You claim you did your homework before doing this? Then you got an F on that assignment once you handed it in, didn't you? Let's go over this again for the slow kids:
  • If you make a striped blue-skinned alien and call it "Na'vi" or write on the ad or in the Marketplace blurb that it's "inspired by" Avatar...you are violating Twentieth Century Fox's trademark, and infringing their content (less so in the latter category, though even the innocuous phrase "inspired by" got one designer banned from SL for over a week).
  • The fact that you haven't been ARed or had your Marketplace listings bounced means nothing. Linden Labs is fighting, very hard, to retain its 'safe harbor' status currently. What that means is that someone else has to notice and tell them, 'Hey, that's mine! Stop them from selling that!" At which point, they can officially notice, and send out reprimands and/or remove the content.
  • 'Fair use' doesn't apply in the least here; copyright law, while at times subjective and needlessly overwritten, only truly applies when the work in question is intended for educational purposes, constructive critique or review, or extended scholarship. None of these apply in your case.
Everyone on the same page now? Grand. I'm getting on with my life.

Comments

You're wrong. Fair use applies when one has excerpted a work. If the digital creation is different in any substantial way, then it is an excerpt.

Case in point: suppose you make kitty people and the stripes and facial are different. Then the blue skin is an excerpt.

Fair use exists so that we, as a society - can discuss, explore and understand the works of art and science before us. Works that may be trademarked exordium et terminus - but that are under first amendment protection - open to satire, examination, and intelligent consideration.

Where your legal analysis fails is in precedent law. Educational purpose, constructive critique or review - has not been and will not continue to be the gold standard by which fair use is calculated.


From the United States Patent and Trademark Office:

"Copyright protects the particular way an author has expressed himself. It does not extend to any ideas, systems, or factual information conveyed in the work.
"

I am not commenting on the specifics of the case at hand, nor am I saying that one can copy from any one specific source into SL any such media.

I am going to make a very important point , however - that this is a low-volume, personalized space that does not replicate a broadcast medium in any way shape or form and a creation here does not necessarily imply a transmission elsewhere. I for one will not seek a copyright when I am sketching in my notebook, and neither should you.
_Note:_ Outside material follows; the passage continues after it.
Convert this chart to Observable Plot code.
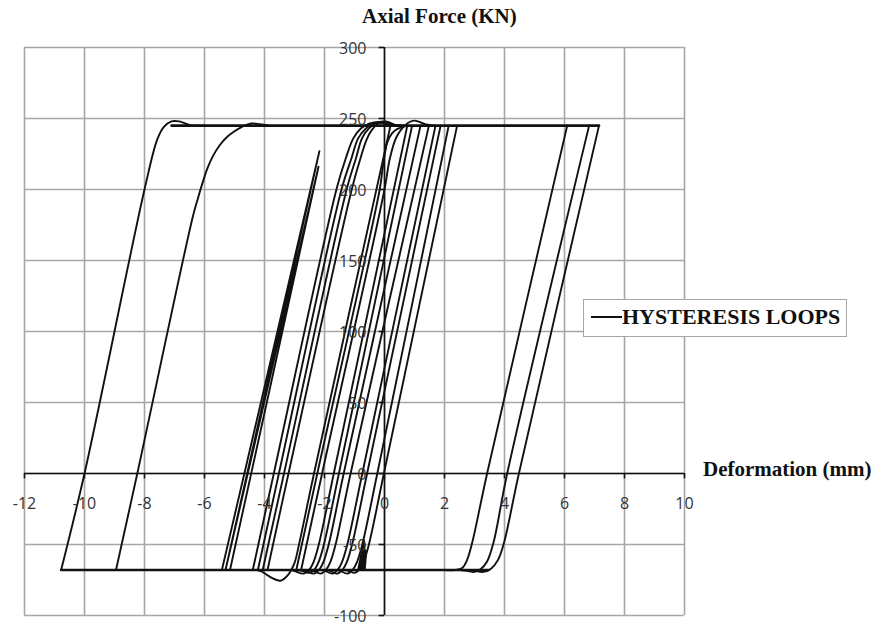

And also. Equally as important. In your terms of use and service agreement (TOS) you have already agreed that any data here on SL's server - is owned by SL and not yourself. IMHO that little line item number six out of your TOS agreement needs to be looked at carefully. If in fact widescale copyright infringement is happening, LL is liable.

My view is that it's not.
At least, not really. I would
be wary of saying the guy is in the clear but this entire SL metaverse is little other than a dollhouse, all the people within just playing a game of dolls.

Nothing too big.

Hey. I could be wrong.
PS Did you knock me off your blogroll?
Emilly Orr said…
Answering the last question first, because I might have? I was trying to condense things. It made sense to my brain at the time. :)

Now, closer to point by point.

If the digital creation is different in any substantial way, then it is an excerpt.

Yeah...unless you're billing it as the original work.

Here's the thing. I don't care if a designer makes a Na'vi skin and then calls it an alien cat, or an arborial feline, or a space neko, or whatever...if they're just making the objects and not referencing the movie, they're sliding under that fair use thing.

But these do reference the movie. They use "Na'vi" as a search term. Some of them use "Na'vi" followed by "Pandora" and "Avatar", and that's really the kicker, isn't it? There's not a single chance that's not intended to ride the coattails of a protected work.

Where your legal analysis fails is in precedent law. Educational purpose, constructive critique or review - has not been and will not continue to be the gold standard by which fair use is calculated.

A, I'm not a lawyer, so I'm flailing wildly and I know it. I read a lot and I asked people smarter about IP law and execution than I am, but any flaws remain my own. How'ver, knowing that, there's no one gold standard for either copyright law or trademark violation. There are general indications and I think I'm fairly strong on that a case could be made in this instance--but there aren't a lot of precedent law cases that don't contradict each other.
Emilly Orr said…
(part II, just to keep things to Blogger's comment length)

Copyright protects the particular way an author has expressed himself. It does not extend to any ideas, systems, or factual information conveyed in the work.

As far as I've been able to ascertain, this is true. How'ver, trademark law does. Trademark protects any named institution or person, any named place, a whole bunch of things, under the same general commercial mark. That execution of an idea is then batchfiled and any bits of it hold sway.

Use by educational institutions, reviewers, satirists, comedians, social commentators...they can all make fair use claims and be fairly safe. I don't think selling skins--even in a "low-volume, personalized space"--counts as fair use under any of the previously protected areas, though.

If in fact widescale copyright infringement is happening, LL is liable.

And, up until the TOS was changed, there was wording before and after that clause that obscured it. Now? It's even murkier, because they both affirm that our creations are our creations, and exert control over their world, and all the items in it.

It would take some doing, and it would be a hard-fought battle--one I personally do not want to see, btw--but a case might be made that since the Labs claim all content under the umbrella of their corporation, that they are in fact liable, and have now lost their "safe harbor" status.